Trading Nation

The last time Tesla reached these highs, it quickly got cut in half

I wouldn't want to short Tesla's stock, says investing pro

Tesla has sped to records.

Shares have rocketed nearly 60% higher in the past three months, notching a new high on Wednesday for the first time since September 2017.

This level is tricky terrain for Tesla and could foreshadow a major decline ahead, says Matt Maley, chief market strategist at Miller Tabak.

"It's getting at a level where things get very dicey if you want to be chasing it up here," Maley said on CNBC's "Trading Nation" on Tuesday. "It's bumping up against its all-time highs just above $380. This is a level it's tested four other times in the last couple of years, and each time it's been followed by a severe decline."
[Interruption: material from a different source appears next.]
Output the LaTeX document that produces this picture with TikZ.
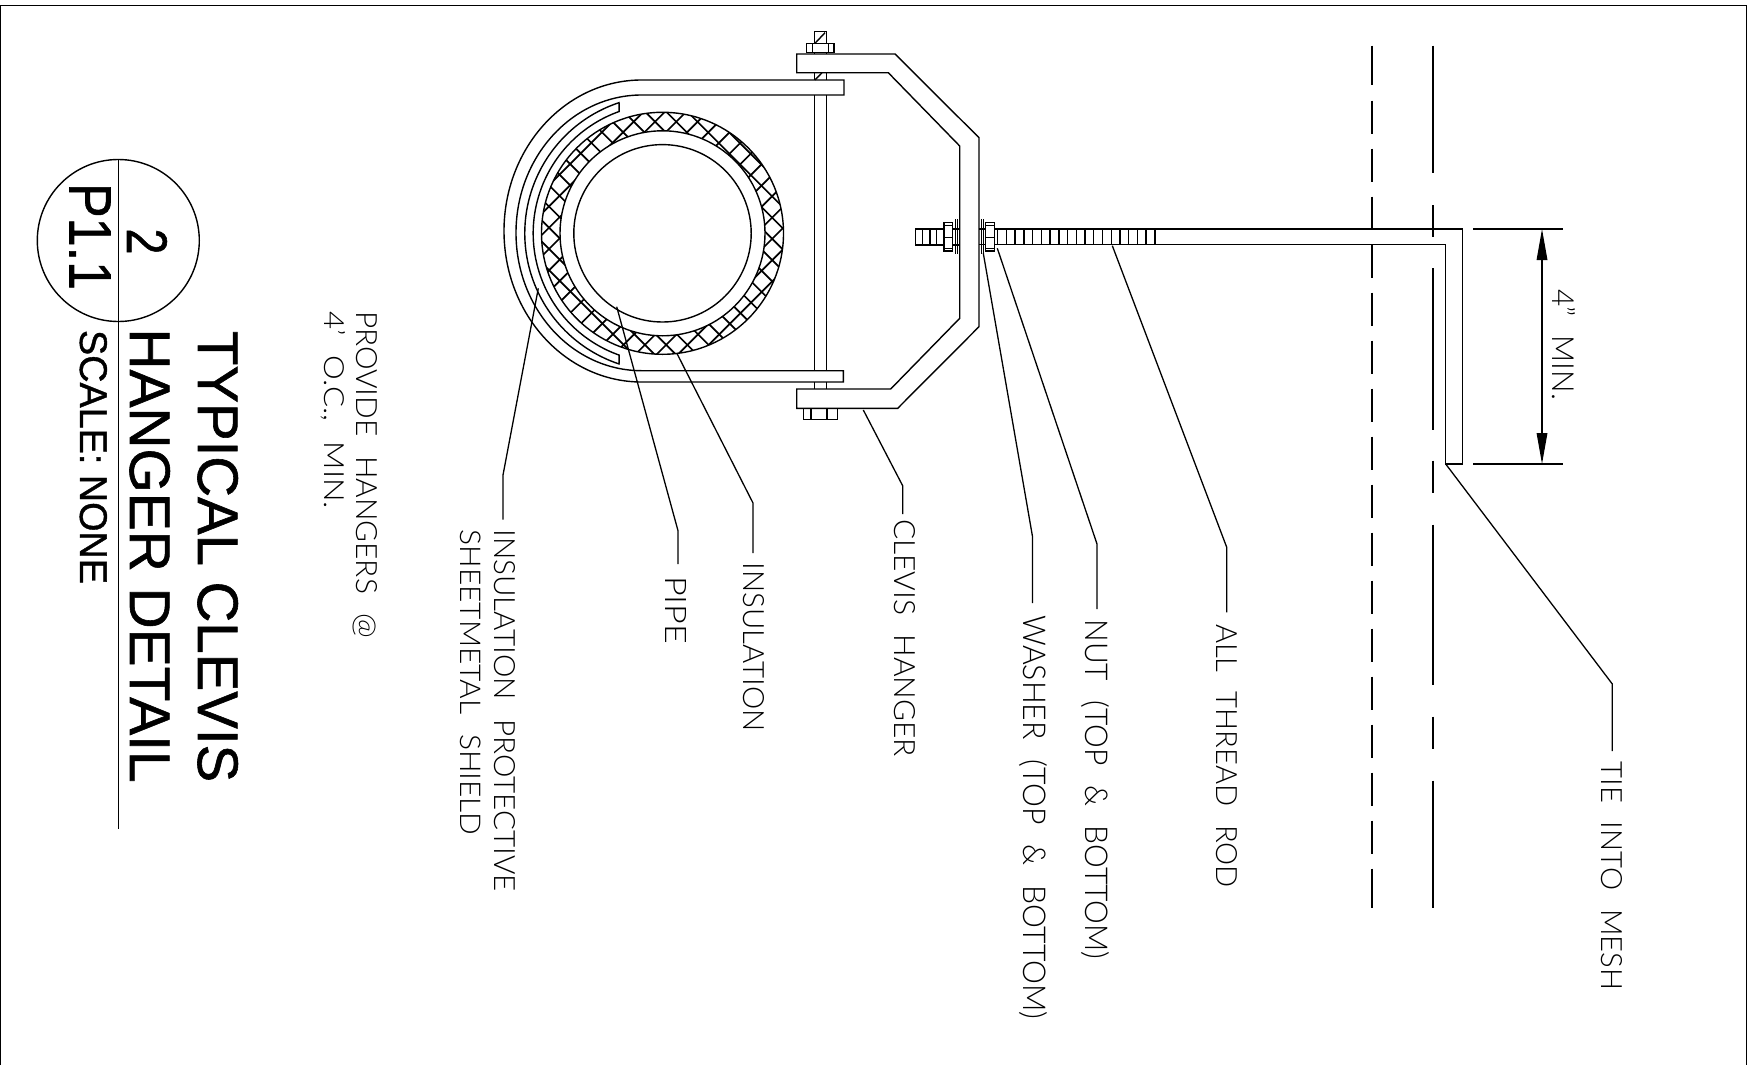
\documentclass[tikz,border=0pt]{standalone}
\usepackage{graphicx}
\usepackage{fontspec}
\setmainfont{Liberation Sans}
\newfontfamily\thinfont[WordSpace=2.4]{Lato Light}
\newfontfamily\ttlfont[FakeBold=1.0]{Liberation Sans}
\usetikzlibrary{arrows.meta}
\tikzset{
  x=1pt,y=1pt,
  ln/.style={line width=1.4pt,line join=miter,draw=black},
  thinln/.style={line width=1.2pt,draw=black},
  dashln/.style={line width=2pt,draw=black},
  hatchln/.style={line width=1.7pt,draw=black},
  leader/.style={line width=1.3pt,draw=black},
  lbl/.style={rotate=-90,anchor=base west,inner sep=0pt,outer sep=0pt,font=\thinfont},
  ttl/.style={rotate=-90,anchor=base west,inner sep=0pt,outer sep=0pt,font=\ttlfont},
  dimarrow/.style={line width=1.3pt,{Triangle[length=31pt,width=10.6pt]}-{Triangle[length=31pt,width=10.6pt]}}
}
\newcommand{\fit}[3]{\resizebox{#1pt}{#2pt}{#3}}
\begin{document}
\begin{tikzpicture}
\useasboundingbox (0,-1065) rectangle (1752,0);
% frame
\draw[line width=1.5pt] (0.7,-1065) -- (0.7,-5.3) -- (1746.7,-5.3) -- (1746.7,-1065);

% named centres
\coordinate (ctr) at (662.5,-233.3);

% insulation hatch
\begin{scope}
\clip (ctr) circle[radius=121pt];
\foreach \k in {-18,...,12}
  \draw[hatchln] ({533.3+21.2*\k+100},-100) -- ({533.3+21.2*\k+370},-370);
\foreach \k in {-8,...,18}
  \draw[hatchln] ({776.7+21.3*\k-100},-100) -- ({776.7+21.3*\k-370},-370);
\end{scope}
\draw[ln] (ctr) circle[radius=121pt];
\draw[ln,fill=white] (ctr) circle[radius=102.5pt];
\draw[ln] (ctr) circle[radius=88.7pt];

% shield
\draw[ln] ([shift={(ctr)}]108.4:137.7pt) arc[start angle=108.4,end angle=251.6,radius=137.7pt]
  -- ([shift={(ctr)}]250.4:129.3pt) arc[start angle=250.4,end angle=109.6,radius=129.3pt] -- cycle;

% pipe strap
\draw[ln] (844,-80) -- (641.7,-80) arc[start angle=90,end angle=270,x radius=137.7pt,y radius=151pt]
  -- (843.3,-382) -- (843.3,-370.7) -- (641.7,-370.7)
  arc[start angle=270,end angle=90,x radius=125.7pt,y radius=137.85pt] -- (844,-95) -- cycle;

% clevis
\draw[ln] (796.7,-54) -- (895,-54) -- (979,-137.7) -- (979,-326.7) -- (897.7,-408.3) -- (796.7,-408.3)
  -- (796.7,-389) -- (890.7,-389) -- (959.7,-318.3) -- (959.7,-146) -- (888.3,-72.7) -- (796.7,-72.7) -- cycle;

% clevis bolt
\draw[ln] (814.3,-95) -- (814.3,-370.7) (826.3,-95) -- (826.3,-370.7);
\draw[ln] (814.3,-72.7) -- (814.3,-80) (826.3,-72.7) -- (826.3,-80);
\draw[ln] (815,-80) -- (822,-72.7);
\draw[ln] (814.3,-382) -- (814.3,-389) (826.3,-382) -- (826.3,-389);
\draw[ln] (814.3,-31.7) rectangle (826.3,-43.3);
\draw[ln] (815,-43.3) -- (825,-32.7);
\draw[ln] (806.7,-43.3) rectangle (834,-52.7);
\draw[ln] (812.7,-43.3) -- (812.7,-52.7) (828.3,-43.3) -- (828.3,-52.7);
\draw[ln] (814.3,-52.7) -- (814.3,-54) (826.3,-52.7) -- (826.3,-54);
\draw[ln] (803.7,-408.3) rectangle (837.3,-419.3);
\draw[ln] (811,-408.3) -- (811,-419.3) (827,-408.3) -- (827,-419.3);

% threaded rod
\draw[ln] (959.7,-229) -- (915.7,-229) -- (915.7,-245) -- (959.7,-245);
\draw[ln] (979,-229) -- (1462.7,-229) -- (1462.7,-464) -- (1445.7,-464) -- (1445.7,-244.7) -- (979,-244.7);
\foreach \t in {922.7,930,936.7}
  \draw[ln] (\t,-229) -- (\t,-245);
\foreach \k in {0,...,18}
  \draw[ln] ({997.7+8.73*\k},-229) -- ({997.7+8.73*\k},-245);
% nuts and washers
\foreach \a/\b in {944/952.7,985.7/994.3} {
  \draw[ln,fill=white] (\a,-222.7) rectangle (\b,-251);
  \draw[ln] (\a,-225.5) -- (\b,-225.5) (\a,-237.3) -- (\b,-237.3) (\a,-248.3) -- (\b,-248.3);
}
\draw[thinln] (955.7,-219.3) -- (955.7,-254) (957.3,-219.3) -- (957.3,-254);
\draw[thinln] (981.5,-219.3) -- (981.5,-254) (983.2,-219.3) -- (983.2,-254);

% structure lines (long dash / short dash patterns)
\draw[dashln] (1371.7,-45.7) -- (1371.7,-85);
\foreach \k in {0,...,15}
  \draw[dashln] (1371.7,{-100.7-48*\k}) -- (1371.7,{-133.7-48*\k});
\draw[dashln] (1371.7,-868.7) -- (1371.7,-908.3);
\draw[dashln] (1433.3,-45.7) -- (1433.3,-173.3);
\draw[dashln] (1433.3,-205) -- (1433.3,-237.3);
\draw[dashln] (1433.3,-268.3) -- (1433.3,-430);
\draw[dashln] (1433.3,-460.7) -- (1433.3,-493.3);
\draw[dashln] (1433.3,-524.7) -- (1433.3,-685);
\draw[dashln] (1433.3,-716.7) -- (1433.3,-749.3);
\draw[dashln] (1433.3,-780.7) -- (1433.3,-908.3);

% dimension
\coordinate (dimA) at (1542,-229);
\coordinate (dimB) at (1542,-464);
\draw[thinln] (1473,-229) -- (1562.7,-229) (1473,-464) -- (1562.7,-464);
\draw[dimarrow] (dimA) -- (dimB);
\node[lbl] (dimtext) at (1552.5,-289) {\fit{111}{23}{4” MIN.}};

% callout labels
\node[lbl] (tie)   at (1601,-761.5)  {\fit{229}{21}{TIE INTO MESH}};
\node[lbl] (rod)   at (1216,-624)    {\fit{264}{21}{ALL THREAD ROD}};
\node[lbl] (nut)   at (1085,-619.5)  {\fit{340}{24}{NUT (TOP \& BOTTOM)}};
\node[lbl] (wash)  at (1023,-615.5)  {\fit{404}{24}{WASHER (TOP \& BOTTOM)}};
\node[lbl] (clev)  at (894,-519)     {\fit{238}{21}{CLEVIS HANGER}};
\node[lbl] (insul) at (743,-562.5)   {\fit{169}{21}{INSULATION}};
\node[lbl] (pipe)  at (665.5,-576)   {\fit{68}{21}{PIPE}};
\node[lbl] (prot)  at (494,-529.5)   {\fit{362}{21}{INSULATION PROTECTIVE}};
\node[lbl] (sheet) at (460.5,-529.5) {\fit{306}{20.5}{SHEETMETAL SHIELD}};
\node[lbl] (prov)  at (356,-311)     {\fit{327}{21}{PROVIDE HANGERS @}};
\node[lbl] (oc)    at (324,-311)     {\fit{198}{21}{4’ O.C., MIN.}};

% title
\node[ttl] (title1) at (198,-331)    {\fit{451}{40}{TYPICAL CLEVIS}};
\node[ttl] (title2) at (130,-328.5)  {\fit{454}{40}{HANGER DETAIL}};
\node[ttl] (scale)  at (80,-330)     {\fit{254}{27}{SCALE: NONE}};
\node[ttl] (sheetno) at (69.5,-183)  {\fit{107}{41}{P1.1}};
\node[ttl] (detno)  at (127,-228.5)  {\fit{26}{40}{2}};
\coordinate (bubble) at (118.3,-240.5);
\coordinate (ruleEnd) at (118.3,-829);
\draw[ln] (bubble) circle[radius=81pt];
\draw[ln] (118.3,-159.5) -- (ruleEnd);

% leaders
\foreach \tip/\elbow/\stub in {
  {538.3,-288.3}/{503,-475}/{503,-519.6},
  {616.7,-306.7}/{678,-530.7}/{678,-564},
  {676.7,-353}/{753,-503}/{753,-553},
  {863.3,-410}/{902.8,-486}/{902.8,-514},
  {983.3,-253.3}/{1032.4,-536}/{1032.4,-603},
  {997.3,-248.3}/{1097,-544}/{1097,-609},
  {1112.3,-245.7}/{1226.8,-547.5}/{1226.8,-612.3},
  {1445.7,-464}/{1612.3,-684}/{1612.3,-751}}
  \draw[leader] (\tip) -- (\elbow) -- (\stub);
\end{tikzpicture}
\end{document}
When Tesla last bumped up against this level a year ago, shares began to spiral before bottoming out in June. That marked a 53% decline.

"It's going to have a tough time breaking out here, and especially as we move into the new year and get past this bullish Santa Claus season. It's going to be a tough one to really rally much further," said Maley.

Boris Schlossberg, managing director of FX strategy at BK Asset Management, said during the same segment that this polarizing stock trades on two narratives: "It's either basically a scam that's going to fall under its own financial obligations or it's the Amazon of transportation."

"But I think when you step back, basically, the bottom line is Tesla right now continues to dominate the EV space,"  Schlossberg said.

Temperamental trading on Tesla is likely to continue, he adds, so he prefers a different method of exposure to the stock.

"If it goes through $400, you could have a vertical move and all the shorts are going to get killed. If you want to play the stock, I would just simply play it through options. Even though they're probably very expensive because of volatility, it's worth it, because when this thing moves either up or down ... it corrects, or if it busts through I think the move is going to be monumental," said Schlossberg.